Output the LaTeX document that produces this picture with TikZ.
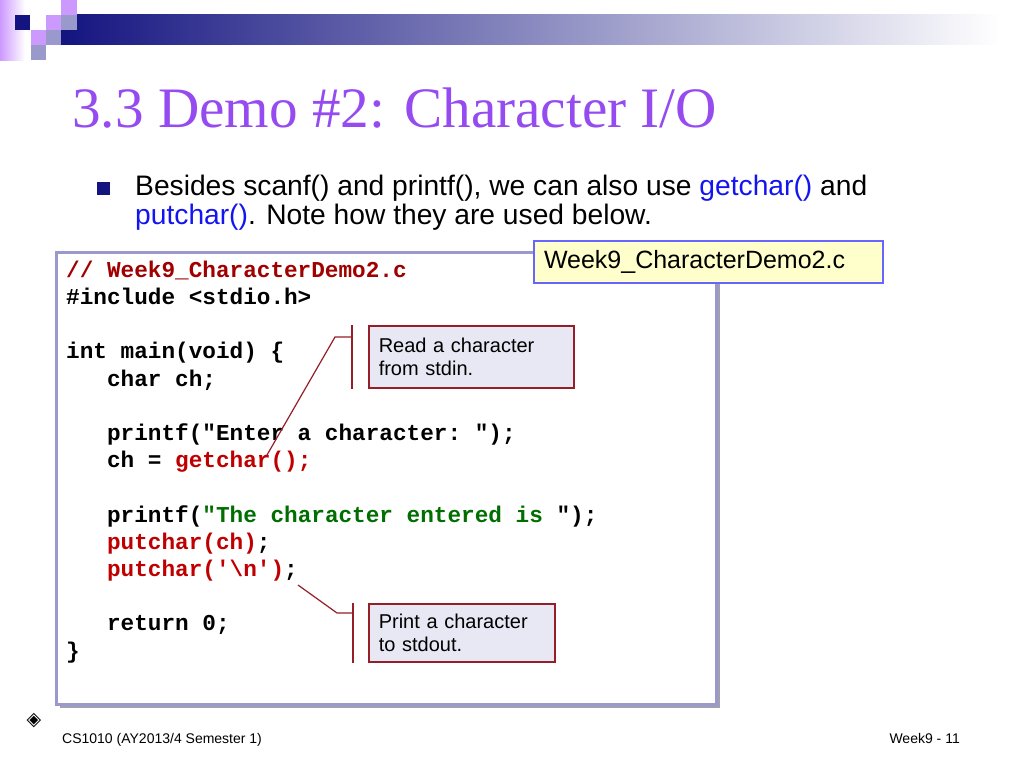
\documentclass[tikz,border=0pt]{standalone}
\usepackage{fontspec}
\setmainfont{Liberation Sans}
\setmonofont{Liberation Mono}
\newfontfamily\titrefont{Liberation Serif}
\newfontfamily\symbfont{DejaVu Sans}
\usepackage{tikz}
\usetikzlibrary{shapes}
\usetikzlibrary{positioning}
\usetikzlibrary{calc}
\usetikzlibrary{shadows}
\definecolor{marine}{RGB}{20,20,128}
\definecolor{lilas}{RGB}{204,153,255}
\definecolor{grisbleu}{RGB}{153,153,204}
\definecolor{violet}{RGB}{150,75,240}
\definecolor{bleu}{RGB}{20,20,240}
\definecolor{rouge}{RGB}{192,0,0}
\definecolor{comm}{RGB}{160,0,0}
\definecolor{vert}{RGB}{0,110,0}
\definecolor{brique}{RGB}{150,30,40}
\definecolor{lavande}{RGB}{232,232,244}
\definecolor{jaune}{RGB}{255,255,204}
\definecolor{cadrebleu}{RGB}{102,102,255}
\definecolor{ombre}{RGB}{160,160,178}
\tikzstyle{titre}=[font=\titrefont\fontsize{57.2}{60}\selectfont,text=violet,inner sep=0pt]
\tikzstyle{texte}=[font=\fontsize{28.2}{29}\selectfont,align=left,inner sep=0pt]
\tikzstyle{puce}=[rectangle,fill=marine,minimum size=13pt,inner sep=0pt]
\tikzstyle{cadre}=[
        rectangle,
        draw=grisbleu,
        line width=2.5pt,
        fill=white,
        drop shadow={shadow xshift=4pt,shadow yshift=-4pt,fill=ombre,opacity=1}
]
\tikzstyle{code}=[font=\fontsize{22.7}{27.2}\selectfont\ttfamily\bfseries,align=left,inner sep=0pt]
\tikzstyle{fichier}=[
        rectangle,
        draw=cadrebleu,
        line width=2pt,
        fill=jaune,
        font=\fontsize{25}{30}\selectfont,
        text width=329pt,
        align=left,
        minimum height=42pt,
        inner xsep=10pt,
        inner ysep=0pt
]
\tikzstyle{bulle}=[
        rectangle,
        draw=brique,
        line width=1.5pt,
        fill=lavande,
        font=\fontsize{20}{23}\selectfont,
        align=left,
        inner xsep=10pt,
        inner ysep=0pt
]
\tikzstyle{lien}=[draw=brique,line width=1.2pt]
\tikzstyle{pied}=[font=\fontsize{14}{16}\selectfont,inner sep=0pt]

\begin{document}
\begin{tikzpicture}[x=1pt,y=-1pt]
\useasboundingbox (0,0) rectangle (1024,768);
%Bandeau
\shade[left color=lilas,right color=white] (0,0) rectangle (25,60);
\shade[left color=marine,right color=white] (61,15) rectangle (1000,45);
\fill[marine] (15,15) rectangle (30,30);
\fill[lilas] (46,15) rectangle (61,30);
\fill[lilas] (61,0) rectangle (77,15);
\fill[grisbleu] (61,15) rectangle (77,30);
\fill[lilas] (31,30) rectangle (46,45);
\fill[grisbleu] (46,30) rectangle (61,45);
\fill[grisbleu] (31,45) rectangle (46,60);
\node[titre,anchor=base west] (titre) at (72,127) {3.3 Demo \#2: Character I/O};
\node[puce] (carre) at (103.5,188.5) {};
\node[texte,anchor=base west] (phrase) at (135,224) {Besides scanf() and printf(), we can also use \textcolor{bleu}{getchar()} and\\\textcolor{bleu}{putchar()}. Note how they are used below.};
%Code
\node[cadre,anchor=north west,minimum width=660pt,minimum height=452pt] (boite) at (55,251) {};
\node[code,anchor=base west] (source) at (66,658) {\textcolor{comm}{// Week9\_CharacterDemo2.c}\\
\#include <stdio.h>\\
\mbox{}\\
int main(void) \{\\
\phantom{xxx}char ch;\\
\mbox{}\\
\phantom{xxx}printf("Enter a character: ");\\
\phantom{xxx}ch = \textcolor{rouge}{getchar();}\\
\mbox{}\\
\phantom{xxx}printf(\textcolor{vert}{"The character entered is }");\\
\phantom{xxx}\textcolor{rouge}{putchar(ch)};\\
\phantom{xxx}\textcolor{rouge}{putchar('\textbackslash n')};\\
\mbox{}\\
\phantom{xxx}return 0;\\
\}};
\node[fichier,anchor=north west] (nom) at (533,240) {Week9\_CharacterDemo2.c};
%Bulles
\node[bulle,anchor=north west,text width=185pt,minimum height=62pt] (lire) at (368,325) {Read a character\\from stdin.};
\node[bulle,anchor=north west,text width=166pt,minimum height=58pt] (ecrire) at (368,603) {Print a character\\to stdout.};
\coordinate (haut1) at ($(lire.north west)+(-16,0)$);
\coordinate (bas1) at ($(lire.south west)+(-16,0)$);
\coordinate (coude1) at (335,337);
\coordinate (pointe1) at (267,455);
\coordinate (haut2) at ($(ecrire.north west)+(-15,0)$);
\coordinate (bas2) at ($(ecrire.south west)+(-15,0)$);
\coordinate (coude2) at (337,613);
\coordinate (pointe2) at (298,585);
%Placementdesliens
\draw[lien] (haut1) -- (bas1);
\draw[lien] (pointe1) -- (coude1) -- (coude1 -| haut1);
\draw[lien] (haut2) -- (bas2);
\draw[lien] (pointe2) -- (coude2) -- (coude2 -| haut2);
%Pied
\node[font=\symbfont\fontsize{19}{20}\selectfont,inner sep=0pt] (losange) at (34,721) {◈};
\node[pied,anchor=base west] (cours) at (62,743) {CS1010 (AY2013/4 Semester 1)};
\node[pied,anchor=base east] (page) at (960,743) {Week9 - 11};
\end{tikzpicture}
\end{document}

****************

■ **Problem requirements**:
From the material above, copy everything exactly but the pictures.

■ **Answer**:
Output the LaTeX document that produces this picture with TikZ.
\documentclass[tikz,border=0pt]{standalone}
\usepackage{fontspec}
\setmainfont{Liberation Sans}
\setmonofont{Liberation Mono}
\newfontfamily\titrefont{Liberation Serif}
\newfontfamily\symbfont{DejaVu Sans}
\usepackage{tikz}
\usetikzlibrary{shapes}
\usetikzlibrary{positioning}
\usetikzlibrary{calc}
\usetikzlibrary{shadows}
\definecolor{marine}{RGB}{20,20,128}
\definecolor{lilas}{RGB}{204,153,255}
\definecolor{grisbleu}{RGB}{153,153,204}
\definecolor{violet}{RGB}{150,75,240}
\definecolor{bleu}{RGB}{20,20,240}
\definecolor{rouge}{RGB}{192,0,0}
\definecolor{comm}{RGB}{160,0,0}
\definecolor{vert}{RGB}{0,110,0}
\definecolor{brique}{RGB}{150,30,40}
\definecolor{lavande}{RGB}{232,232,244}
\definecolor{jaune}{RGB}{255,255,204}
\definecolor{cadrebleu}{RGB}{102,102,255}
\definecolor{ombre}{RGB}{160,160,178}
\tikzstyle{titre}=[font=\titrefont\fontsize{57.2}{60}\selectfont,text=violet,inner sep=0pt]
\tikzstyle{texte}=[font=\fontsize{28.2}{29}\selectfont,align=left,inner sep=0pt]
\tikzstyle{puce}=[rectangle,fill=marine,minimum size=13pt,inner sep=0pt]
\tikzstyle{cadre}=[
        rectangle,
        draw=grisbleu,
        line width=2.5pt,
        fill=white,
        drop shadow={shadow xshift=4pt,shadow yshift=-4pt,fill=ombre,opacity=1}
]
\tikzstyle{code}=[font=\fontsize{22.7}{27.2}\selectfont\ttfamily\bfseries,align=left,inner sep=0pt]
\tikzstyle{fichier}=[
        rectangle,
        draw=cadrebleu,
        line width=2pt,
        fill=jaune,
        font=\fontsize{25}{30}\selectfont,
        text width=329pt,
        align=left,
        minimum height=42pt,
        inner xsep=10pt,
        inner ysep=0pt
]
\tikzstyle{bulle}=[
        rectangle,
        draw=brique,
        line width=1.5pt,
        fill=lavande,
        font=\fontsize{20}{23}\selectfont,
        align=left,
        inner xsep=10pt,
        inner ysep=0pt
]
\tikzstyle{lien}=[draw=brique,line width=1.2pt]
\tikzstyle{pied}=[font=\fontsize{14}{16}\selectfont,inner sep=0pt]

\begin{document}
\begin{tikzpicture}[x=1pt,y=-1pt]
\useasboundingbox (0,0) rectangle (1024,768);
%Bandeau
\shade[left color=lilas,right color=white] (0,0) rectangle (25,60);
\shade[left color=marine,right color=white] (61,15) rectangle (1000,45);
\fill[marine] (15,15) rectangle (30,30);
\fill[lilas] (46,15) rectangle (61,30);
\fill[lilas] (61,0) rectangle (77,15);
\fill[grisbleu] (61,15) rectangle (77,30);
\fill[lilas] (31,30) rectangle (46,45);
\fill[grisbleu] (46,30) rectangle (61,45);
\fill[grisbleu] (31,45) rectangle (46,60);
\node[titre,anchor=base west] (titre) at (72,127) {3.3 Demo \#2: Character I/O};
\node[puce] (carre) at (103.5,188.5) {};
\node[texte,anchor=base west] (phrase) at (135,224) {Besides scanf() and printf(), we can also use \textcolor{bleu}{getchar()} and\\\textcolor{bleu}{putchar()}. Note how they are used below.};
%Code
\node[cadre,anchor=north west,minimum width=660pt,minimum height=452pt] (boite) at (55,251) {};
\node[code,anchor=base west] (source) at (66,658) {\textcolor{comm}{// Week9\_CharacterDemo2.c}\\
\#include <stdio.h>\\
\mbox{}\\
int main(void) \{\\
\phantom{xxx}char ch;\\
\mbox{}\\
\phantom{xxx}printf("Enter a character: ");\\
\phantom{xxx}ch = \textcolor{rouge}{getchar();}\\
\mbox{}\\
\phantom{xxx}printf(\textcolor{vert}{"The character entered is }");\\
\phantom{xxx}\textcolor{rouge}{putchar(ch)};\\
\phantom{xxx}\textcolor{rouge}{putchar('\textbackslash n')};\\
\mbox{}\\
\phantom{xxx}return 0;\\
\}};
\node[fichier,anchor=north west] (nom) at (533,240) {Week9\_CharacterDemo2.c};
%Bulles
\node[bulle,anchor=north west,text width=185pt,minimum height=62pt] (lire) at (368,325) {Read a character\\from stdin.};
\node[bulle,anchor=north west,text width=166pt,minimum height=58pt] (ecrire) at (368,603) {Print a character\\to stdout.};
\coordinate (haut1) at ($(lire.north west)+(-16,0)$);
\coordinate (bas1) at ($(lire.south west)+(-16,0)$);
\coordinate (coude1) at (335,337);
\coordinate (pointe1) at (267,455);
\coordinate (haut2) at ($(ecrire.north west)+(-15,0)$);
\coordinate (bas2) at ($(ecrire.south west)+(-15,0)$);
\coordinate (coude2) at (337,613);
\coordinate (pointe2) at (298,585);
%Placementdesliens
\draw[lien] (haut1) -- (bas1);
\draw[lien] (pointe1) -- (coude1) -- (coude1 -| haut1);
\draw[lien] (haut2) -- (bas2);
\draw[lien] (pointe2) -- (coude2) -- (coude2 -| haut2);
%Pied
\node[font=\symbfont\fontsize{19}{20}\selectfont,inner sep=0pt] (losange) at (34,721) {◈};
\node[pied,anchor=base west] (cours) at (62,743) {CS1010 (AY2013/4 Semester 1)};
\node[pied,anchor=base east] (page) at (960,743) {Week9 - 11};
\end{tikzpicture}
\end{document}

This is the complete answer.